• **INFORMATION SHOWN**
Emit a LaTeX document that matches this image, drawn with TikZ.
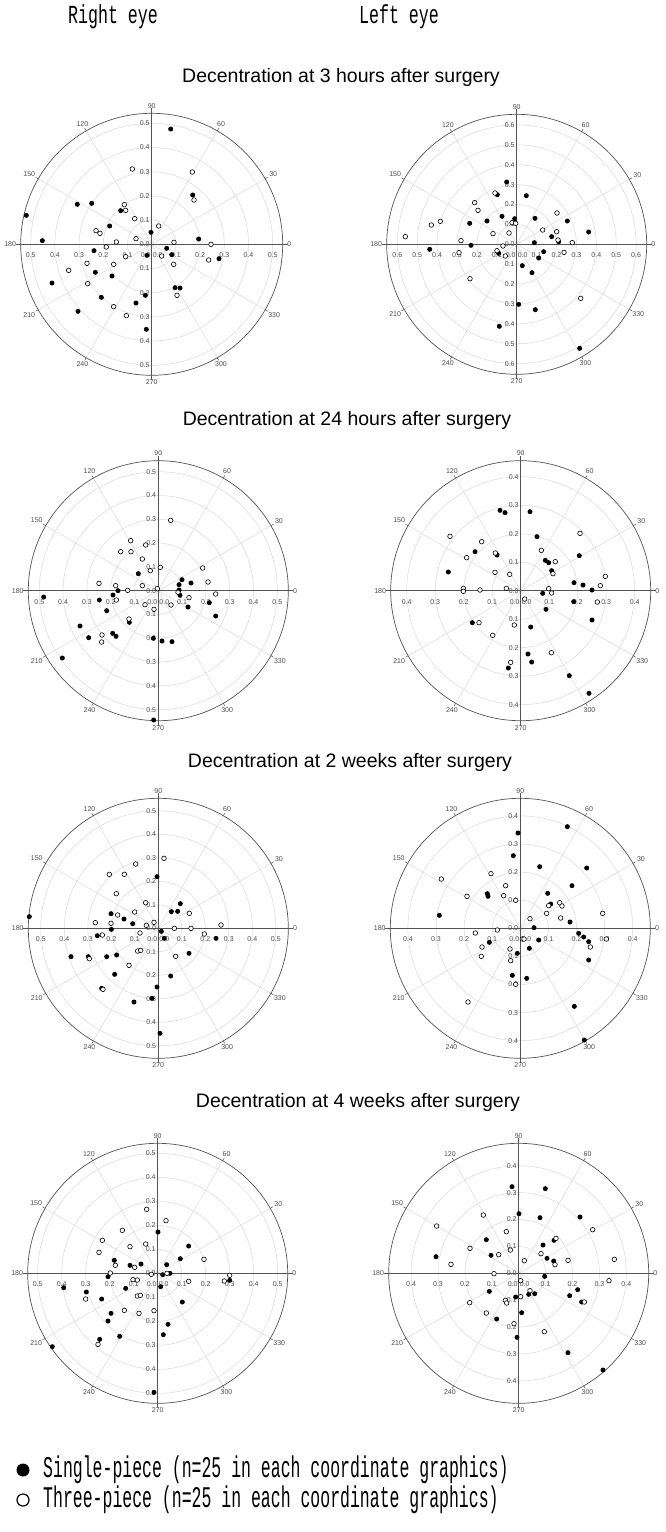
\documentclass[tikz,border=0pt]{standalone}
\usepackage{fontspec}
\setmainfont{Liberation Sans}
\newfontfamily\monof{Liberation Mono}
\begin{document}
\begin{tikzpicture}[x=1pt,y=-1pt,
  gridc/.style={gray!30,line width=0.5pt},
  axisc/.style={gray!65!black,line width=0.7pt},
  lab/.style={font=\fontsize{7}{8}\selectfont,text=gray!60!black,inner sep=0.5pt},
  fdot/.style={fill=black},
  odot/.style={draw=black,fill=white,line width=0.6pt}]
\useasboundingbox (0,0) rectangle (666,1532);
\newcommand\polarplot[5]{%
\begin{scope}[shift={(#1,#2)}]
 \foreach \k in {1,...,#4} \draw[gridc] (0,0) circle ({\k*#3pt});
 \foreach \t in {30,60,120,150,210,240,300,330}{
   \draw[gridc] (0,0) -- (\t:#5pt);
   \draw[axisc,line width=0.5pt] (\t:#5pt) -- (\t:{#5pt+3pt});}
 \draw[axisc] (0,0) circle (#5pt);
 \draw[axisc] ({-#5pt-5pt},0) -- ({#5pt+5pt},0);
 \draw[axisc] (0,{-#5pt-5pt}) -- (0,{#5pt+5pt});
 \foreach \t [evaluate=\t as \an using {mod(\t+180,360)}] in {0,30,...,330}
   \node[lab,anchor=\an] (ang\t) at (\t:{#5pt+4pt}) {\t};
 \node[lab,anchor=east] (v0) at (-1.5pt,0pt) {0.0};
 \node[lab] (h0a) at (-6pt,-11pt) {0.0};
 \node[lab] (h0b) at (6pt,-11pt) {0.0};
 \foreach \k in {1,...,#4}{
   \node[lab,anchor=east] (vu\k) at (-1.5pt,{\k*#3pt}) {0.\k};
   \node[lab,anchor=east] (vd\k) at (-1.5pt,{-\k*#3pt}) {0.\k};
   \node[lab] (hr\k) at ({\k*#3pt},-11pt) {0.\k};
   \node[lab] (hl\k) at ({-\k*#3pt},-11pt) {0.\k};}
\end{scope}}
\newcommand\fpts[3]{\foreach \a/\b in {#3} \fill[fdot] ({#1+\a/3},{#2+\b/3}) circle (2.5pt);}
\newcommand\opts[3]{\foreach \a/\b in {#3} \draw[odot] ({#1+\a/3},{#2+\b/3}) circle (2.3pt);}

\node[font=\monof\fontsize{26}{28}\selectfont] (re) at (113,17) {\scalebox{0.64}[1]{Right eye}};
\node[font=\monof\fontsize{26}{28}\selectfont] (le) at (399,17) {\scalebox{0.64}[1]{Left eye}};

\tikzset{ttl/.style={font=\fontsize{19.5}{21}\selectfont}}
\node[ttl] (t1) at (341,77) {Decentration at 3 hours after surgery};
\node[ttl] (t2) at (347,420) {Decentration at 24 hours after surgery};
\node[ttl] (t3) at (350,762) {Decentration at 2 weeks after surgery};
\node[ttl] (t4) at (358,1102) {Decentration at 4 weeks after surgery};

% row 1
\polarplot{151.7}{244.3}{24.2}{5}{131}
\polarplot{516.7}{244.3}{19.9}{6}{130}
\fpts{0}{60}{512/207,578/405,232/433,275/430,362/452,79/466,329/498,453/517,127/542,596/537,282/572,500/565,441/586,515/584,657/596,286/637,336/648,156/669,525/683,540/684,304/712,436/706,234/754,408/729,439/808}
\opts{0}{60}{397/327,577/336,582/420,373/434,377/451,476/498,404/476,288/512,300/520,349/546,408/536,319/561,522/547,633/553,377/590,485/588,626/600,261/610,341/613,206/631,521/613,263/671,531/706,341/740,379/767}
\fpts{333}{60}{521/366,493/404,580/407,507/469,545/476,462/483,410/490,606/475,703/483,767/516,656/530,604/548,414/556,290/568,677/545,632/575,617/594,497/580,568/617,597/638,557/733,607/749,499/799,740/865}
\opts{333}{60}{486/399,425/428,435/451,295/495,322/484,217/530,480/521,528/519,537/488,548/490,629/510,672/459,671/515,675/540,718/548,384/542,378/578,492/572,510/558,517/588,693/577,411/656,743/715}

% row 2
\polarplot{158.3}{590.7}{23.8}{5}{130}
\polarplot{520.7}{590.7}{28.5}{4}{130}
\fpts{0}{360}{415/641,546/659,537/674,573/669,354/692,339/705,298/720,131/711,537/690,540/706,628/728,320/752,564/741,647/768,388/787,240/798,266/833,338/820,348/829,460/835,486/843,516/845,187/894,461/1080}
\opts{0}{360}{512/481,392/542,437/555,362/575,393/575,427/597,481/622,451/632,608/624,624/666,297/670,347/677,383/691,427/677,472/686,534/697,567/713,647/702,349/720,435/734,462/748,513/735,387/777,306/825,305/846}
\fpts{333}{360}{501/451,516/458,591/455,612/530,426/575,492/585,346/636,637/601,647/608,656/632,739/587,723/668,750/675,777/690,629/700,722/725,639/748,777/780,418/788,593/801,585/882,596/906,526/924,709/947,768/1000}
\opts{333}{360}{351/529,446/545,625/571,741/520,401/593,487/579,667/605,530/643,660/641,486/637,817/649,802/677,520/685,391/685,391/694,441/690,647/686,656/699,575/717,793/726,544/795,438/788,479/826,655/878,533/907}

% row 3
\polarplot{158.3}{928.3}{23.5}{5}{130}
\polarplot{520.3}{928.3}{28.1}{4}{130}
\fpts{0}{740}{471/410,333/521,372/537,398/551,334/568,88/530,514/515,533/514,541/491,484/574,493/595,292/587,648/595,213/650,265/650,320/650,350/645,567/640,344/703,512/708,471/741,305/745,456/775,402/786,480/880}
\opts{0}{740}{492/355,407/372,328/403,373/403,349/461,437/488,404/516,353/525,286/548,333/550,439/556,462/547,420/579,307/585,523/565,573/565,663/555,613/582,568/520,413/633,422/631,527/649,268/656,387/676,309/748}
\fpts{333}{740}{703/260,555/279,541/347,620/380,761/384,717/437,463/461,465/469,644/460,653/492,319/526,711/546,603/563,737/580,752/591,767/605,469/607,617/600,589/625,553/640,767/660,538/706,581/715,724/799,754/900}
\opts{333}{740}{474/401,518/437,325/417,402/469,512/467,548/481,591/536,647/497,641/520,680/488,687/498,683/534,809/520,427/579,493/570,568/597,820/597,772/621,447/621,445/649,531/627,533/662,548/733,405/786,573/597}

% row 4
\polarplot{157.7}{1273.3}{24}{5}{130}
\polarplot{518.7}{1273.3}{26.9}{4}{130}
\fpts{0}{1120}{474/336,566/378,541/416,343/421,390/436,423/432,500/434,488/464,510/460,324/470,191/503,259/516,377/505,482/500,305/537,689/481,333/580,324/603,547/546,504/613,490/644,359/649,299/658,157/680,462/817}
\opts{0}{1120}{440/268,498/302,367/331,307/361,437/372,390/380,297/397,346/436,404/442,612/418,331/459,454/463,501/460,689/466,673/483,566/484,399/479,412/480,257/537,412/528,421/526,462/572,373/571,417/580,294/673}
\fpts{333}{1120}{537/200,637/206,558/281,621/293,741/291,460/359,630/375,663/361,474/406,642/415,662/423,309/410,635/469,469/514,548/531,587/523,605/521,710/527,734/509,746/546,491/597,566/578,552/652,705/698,810/750}
\opts{333}{1120}{451/285,311/318,520/335,779/329,669/355,411/385,532/390,497/404,624/401,574/422,666/434,705/421,844/418,354/433,483/461,563/482,828/482,591/512,517/541,521/549,563/530,410/548,460/579,543/611,634/635,754/546}

% legend
\fill (23,1470) circle (6.5pt);
\draw[line width=1.2pt] (23,1500) circle (6pt);
\node[anchor=west,font=\monof\fontsize{30}{32}\selectfont,inner sep=0pt] (l1) at (43,1470) {\scalebox{0.55}[1]{Single-piece (n=25 in each coordinate graphics)}};
\node[anchor=west,font=\monof\fontsize{30}{32}\selectfont,inner sep=0pt] (l2) at (43,1500) {\scalebox{0.55}[1]{Three-piece (n=25 in each coordinate graphics)}};
\end{tikzpicture}
\end{document}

• **CHALLENGE**
Leave out the pictures. Transcribe only the lines above, from the first through the one that contains "(t4) at (358,1102)".

• **TASK OUTPUT**
Emit a LaTeX document that matches this image, drawn with TikZ.
\documentclass[tikz,border=0pt]{standalone}
\usepackage{fontspec}
\setmainfont{Liberation Sans}
\newfontfamily\monof{Liberation Mono}
\begin{document}
\begin{tikzpicture}[x=1pt,y=-1pt,
  gridc/.style={gray!30,line width=0.5pt},
  axisc/.style={gray!65!black,line width=0.7pt},
  lab/.style={font=\fontsize{7}{8}\selectfont,text=gray!60!black,inner sep=0.5pt},
  fdot/.style={fill=black},
  odot/.style={draw=black,fill=white,line width=0.6pt}]
\useasboundingbox (0,0) rectangle (666,1532);
\newcommand\polarplot[5]{%
\begin{scope}[shift={(#1,#2)}]
 \foreach \k in {1,...,#4} \draw[gridc] (0,0) circle ({\k*#3pt});
 \foreach \t in {30,60,120,150,210,240,300,330}{
   \draw[gridc] (0,0) -- (\t:#5pt);
   \draw[axisc,line width=0.5pt] (\t:#5pt) -- (\t:{#5pt+3pt});}
 \draw[axisc] (0,0) circle (#5pt);
 \draw[axisc] ({-#5pt-5pt},0) -- ({#5pt+5pt},0);
 \draw[axisc] (0,{-#5pt-5pt}) -- (0,{#5pt+5pt});
 \foreach \t [evaluate=\t as \an using {mod(\t+180,360)}] in {0,30,...,330}
   \node[lab,anchor=\an] (ang\t) at (\t:{#5pt+4pt}) {\t};
 \node[lab,anchor=east] (v0) at (-1.5pt,0pt) {0.0};
 \node[lab] (h0a) at (-6pt,-11pt) {0.0};
 \node[lab] (h0b) at (6pt,-11pt) {0.0};
 \foreach \k in {1,...,#4}{
   \node[lab,anchor=east] (vu\k) at (-1.5pt,{\k*#3pt}) {0.\k};
   \node[lab,anchor=east] (vd\k) at (-1.5pt,{-\k*#3pt}) {0.\k};
   \node[lab] (hr\k) at ({\k*#3pt},-11pt) {0.\k};
   \node[lab] (hl\k) at ({-\k*#3pt},-11pt) {0.\k};}
\end{scope}}
\newcommand\fpts[3]{\foreach \a/\b in {#3} \fill[fdot] ({#1+\a/3},{#2+\b/3}) circle (2.5pt);}
\newcommand\opts[3]{\foreach \a/\b in {#3} \draw[odot] ({#1+\a/3},{#2+\b/3}) circle (2.3pt);}

\node[font=\monof\fontsize{26}{28}\selectfont] (re) at (113,17) {\scalebox{0.64}[1]{Right eye}};
\node[font=\monof\fontsize{26}{28}\selectfont] (le) at (399,17) {\scalebox{0.64}[1]{Left eye}};

\tikzset{ttl/.style={font=\fontsize{19.5}{21}\selectfont}}
\node[ttl] (t1) at (341,77) {Decentration at 3 hours after surgery};
\node[ttl] (t2) at (347,420) {Decentration at 24 hours after surgery};
\node[ttl] (t3) at (350,762) {Decentration at 2 weeks after surgery};
\node[ttl] (t4) at (358,1102) {Decentration at 4 weeks after surgery};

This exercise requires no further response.